* Begin *

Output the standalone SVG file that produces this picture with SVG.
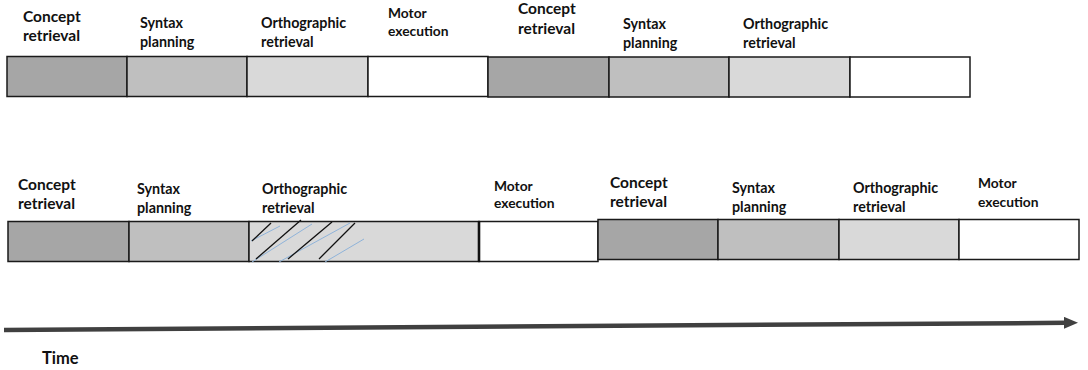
<svg xmlns="http://www.w3.org/2000/svg" width="1088" height="370" viewBox="0 0 1088 370">
<style>
.seg{stroke:#1a1a1a;stroke-width:1.5}
.c{fill:#a6a6a6}.s{fill:#bfbfbf}.o{fill:#d9d9d9}.m{fill:#ffffff}
text{font-family:"Lato","Liberation Sans",sans-serif;font-weight:bold;fill:#111}
.big{font-size:15.5px}.mid{font-size:14.3px}.sm{font-size:13.8px}
.hk{stroke:#111;stroke-width:1.3}.hb{stroke:#8fb3d9;stroke-width:1}
</style>
<defs>
<marker id="ah" markerWidth="14" markerHeight="12" refX="2" refY="6" orient="auto" markerUnits="userSpaceOnUse" viewBox="0 0 14 12">
<path d="M0,0 L14,6 L0,12 z" fill="#404040"/>
</marker>
</defs>
<!-- top row, utterance 1 -->
<g id="t1-concept"><rect class="seg c" x="7" y="56.5" width="120" height="40"/><text class="big" x="23" y="22">Concept</text><text class="big" x="23" y="41">retrieval</text></g>
<g id="t1-syntax"><rect class="seg s" x="127" y="56.5" width="120" height="40"/><text class="mid" x="140" y="28">Syntax</text><text class="mid" x="140" y="47">planning</text></g>
<g id="t1-ortho"><rect class="seg o" x="247" y="56.5" width="121" height="40"/><text class="mid" x="261" y="28">Orthographic</text><text class="mid" x="261" y="47">retrieval</text></g>
<g id="t1-motor"><rect class="seg m" x="368" y="56.5" width="120" height="40"/><text class="sm" x="388" y="18">Motor</text><text class="sm" x="388" y="36">execution</text></g>
<!-- top row, utterance 2 -->
<g id="t2-concept"><rect class="seg c" x="488" y="57" width="121" height="40"/><text class="big" x="518" y="14">Concept</text><text class="big" x="518" y="34">retrieval</text></g>
<g id="t2-syntax"><rect class="seg s" x="609" y="57" width="120" height="40"/><text class="mid" x="623" y="29">Syntax</text><text class="mid" x="623" y="48">planning</text></g>
<g id="t2-ortho"><rect class="seg o" x="729" y="57" width="121" height="40"/><text class="mid" x="743" y="29">Orthographic</text><text class="mid" x="743" y="48">retrieval</text></g>
<g id="t2-motor"><rect class="seg m" x="850" y="57" width="120" height="40"/></g>
<!-- bottom row, utterance 1 -->
<g id="b1-concept"><rect class="seg c" x="8" y="221.5" width="121" height="40"/><text class="big" x="18" y="190">Concept</text><text class="big" x="18" y="209">retrieval</text></g>
<g id="b1-syntax"><rect class="seg s" x="129" y="221.5" width="120" height="40"/><text class="mid" x="137" y="194">Syntax</text><text class="mid" x="137" y="213">planning</text></g>
<g id="b1-ortho"><rect class="seg o" x="249" y="221.5" width="230" height="40"/>
<line class="hb" x1="251" y1="241" x2="280" y2="226"/>
<line class="hb" x1="252" y1="262" x2="312" y2="224"/>
<line class="hb" x1="279" y1="262" x2="350" y2="223"/>
<line class="hb" x1="325" y1="262" x2="364" y2="239"/>
<line class="hk" x1="252" y1="241" x2="271" y2="223"/>
<line class="hk" x1="256" y1="259" x2="301" y2="220"/>
<line class="hk" x1="288" y1="259" x2="332" y2="222"/>
<line class="hk" x1="319" y1="259" x2="355" y2="223"/>
<text class="mid" x="262" y="194">Orthographic</text><text class="mid" x="262" y="213">retrieval</text></g>
<g id="b1-motor"><rect class="seg m" x="479" y="221.5" width="119" height="40"/><line x1="479" y1="221" x2="479" y2="262" stroke="#111" stroke-width="2.6"/><text class="sm" x="494" y="191">Motor</text><text class="sm" x="494" y="208">execution</text></g>
<!-- bottom row, utterance 2 -->
<g id="b2-concept"><rect class="seg c" x="598" y="219.5" width="120" height="40"/><text class="big" x="610" y="188">Concept</text><text class="big" x="610" y="207">retrieval</text></g>
<g id="b2-syntax"><rect class="seg s" x="718" y="219.5" width="121" height="40"/><text class="mid" x="732" y="193">Syntax</text><text class="mid" x="732" y="212">planning</text></g>
<g id="b2-ortho"><rect class="seg o" x="839" y="219.5" width="120" height="40"/><text class="mid" x="853" y="193">Orthographic</text><text class="mid" x="853" y="212">retrieval</text></g>
<g id="b2-motor"><rect class="seg m" x="959" y="219.5" width="120" height="40"/><text class="sm" x="978" y="188">Motor</text><text class="sm" x="978" y="207">execution</text></g>
<!-- connectors -->
<g id="connectors">
<line x1="4" y1="330" x2="1066" y2="322.8" stroke="#404040" stroke-width="4.5" marker-end="url(#ah)"/>
</g>
<g id="time-label"><text x="42" y="364" style="font-size:16.5px">Time</text></g>
</svg>
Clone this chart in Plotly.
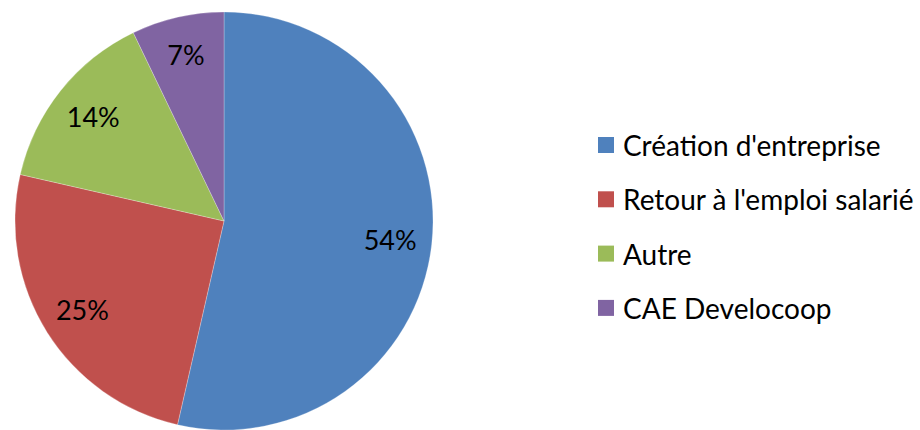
import plotly.graph_objects as go

categories = ["Création d'entreprise", "Retour à l'emploi salarié", "Autre", "CAE Develocoop"]
values = [15, 7, 4, 2]
colors = ["#4F81BD", "#C0504D", "#9BBB59", "#8064A2"]

FONT = "Lato"
W, H = 920, 430
dom = dict(x=[14 / W, 434 / W], y=[0, 418 / H])

fig = go.Figure()
# filled pie (no text)
fig.add_trace(go.Pie(
    labels=categories, values=values, sort=False, direction="clockwise", rotation=0,
    marker=dict(colors=colors, line=dict(color="rgba(255,255,255,0.5)", width=0.5)),
    textinfo="none", domain=dom, showlegend=False, hoverinfo="label+percent",
))
# transparent ring overlay to place percentage labels at ~0.8 R
fig.add_trace(go.Pie(
    labels=categories, values=values, sort=False, direction="clockwise", rotation=0,
    hole=0.6,
    marker=dict(colors=["rgba(0,0,0,0)"] * len(values), line=dict(width=0)),
    texttemplate="%{percent:.0%}", textposition="inside",
    insidetextorientation="horizontal",
    textfont=dict(family=FONT, size=27, color="black"),
    domain=dom, showlegend=False, hoverinfo="skip",
))

# Manual legend (Excel-style spacing)
leg_x = 598
leg_y0 = 145
leg_dy = 54.3
for i, (cat, col) in enumerate(zip(categories, colors)):
    yc = leg_y0 + i * leg_dy
    fig.add_shape(type="rect", xref="paper", yref="paper",
                  x0=leg_x / W, x1=(leg_x + 16) / W,
                  y0=1 - (yc + 8) / H, y1=1 - (yc - 8) / H,
                  fillcolor=col, line=dict(width=0))
    fig.add_annotation(xref="paper", yref="paper", x=(leg_x + 23) / W, y=1 - yc / H,
                       text=cat, showarrow=False, xanchor="left", yanchor="middle",
                       font=dict(family=FONT, size=28, color="black"))

fig.update_layout(
    width=W, height=H,
    margin=dict(l=0, r=0, t=0, b=0),
    paper_bgcolor="white", plot_bgcolor="white",
    uniformtext=dict(minsize=27, mode="show"),
)
fig.write_html("out.html", config={"displayModeBar": False},
               post_script="document.body.style.margin='0';")
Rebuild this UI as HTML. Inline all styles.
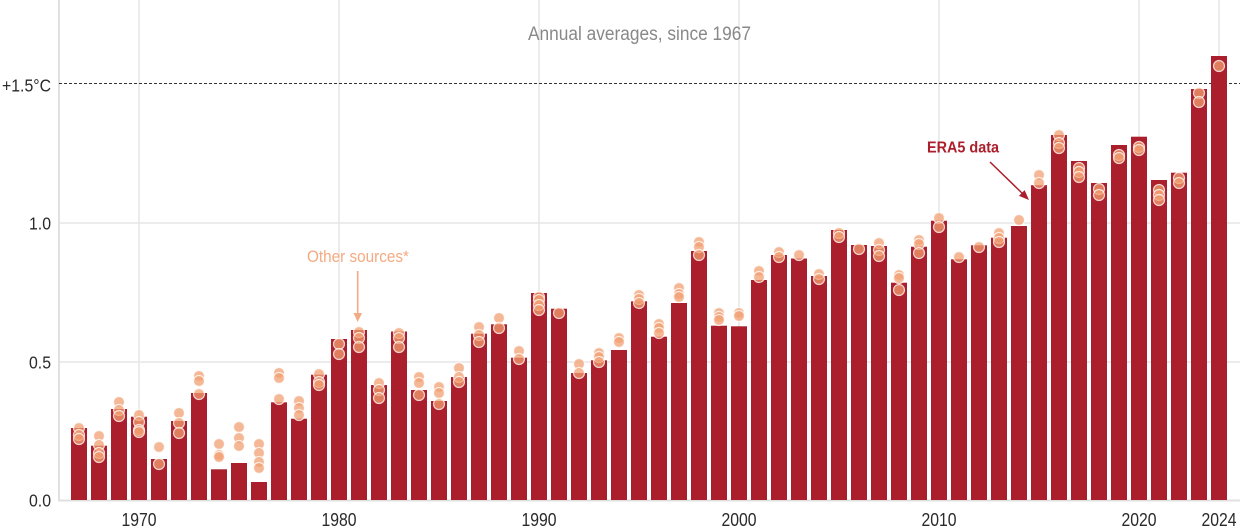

* End *

■ **Task instructions**
From the line containing "Clone this chart in Plotly." to the end of the data above, give those lines again verbatim, with both endpoints included and no images.

■ **Reply to the task**
Clone this chart in Plotly.
import plotly.graph_objects as go

categories = ["Création d'entreprise", "Retour à l'emploi salarié", "Autre", "CAE Develocoop"]
values = [15, 7, 4, 2]
colors = ["#4F81BD", "#C0504D", "#9BBB59", "#8064A2"]

FONT = "Lato"
W, H = 920, 430
dom = dict(x=[14 / W, 434 / W], y=[0, 418 / H])

fig = go.Figure()
# filled pie (no text)
fig.add_trace(go.Pie(
    labels=categories, values=values, sort=False, direction="clockwise", rotation=0,
    marker=dict(colors=colors, line=dict(color="rgba(255,255,255,0.5)", width=0.5)),
    textinfo="none", domain=dom, showlegend=False, hoverinfo="label+percent",
))
# transparent ring overlay to place percentage labels at ~0.8 R
fig.add_trace(go.Pie(
    labels=categories, values=values, sort=False, direction="clockwise", rotation=0,
    hole=0.6,
    marker=dict(colors=["rgba(0,0,0,0)"] * len(values), line=dict(width=0)),
    texttemplate="%{percent:.0%}", textposition="inside",
    insidetextorientation="horizontal",
    textfont=dict(family=FONT, size=27, color="black"),
    domain=dom, showlegend=False, hoverinfo="skip",
))

# Manual legend (Excel-style spacing)
leg_x = 598
leg_y0 = 145
leg_dy = 54.3
for i, (cat, col) in enumerate(zip(categories, colors)):
    yc = leg_y0 + i * leg_dy
    fig.add_shape(type="rect", xref="paper", yref="paper",
                  x0=leg_x / W, x1=(leg_x + 16) / W,
                  y0=1 - (yc + 8) / H, y1=1 - (yc - 8) / H,
                  fillcolor=col, line=dict(width=0))
    fig.add_annotation(xref="paper", yref="paper", x=(leg_x + 23) / W, y=1 - yc / H,
                       text=cat, showarrow=False, xanchor="left", yanchor="middle",
                       font=dict(family=FONT, size=28, color="black"))

fig.update_layout(
    width=W, height=H,
    margin=dict(l=0, r=0, t=0, b=0),
    paper_bgcolor="white", plot_bgcolor="white",
    uniformtext=dict(minsize=27, mode="show"),
)
fig.write_html("out.html", config={"displayModeBar": False},
               post_script="document.body.style.margin='0';")
Rebuild this UI as HTML. Inline all styles.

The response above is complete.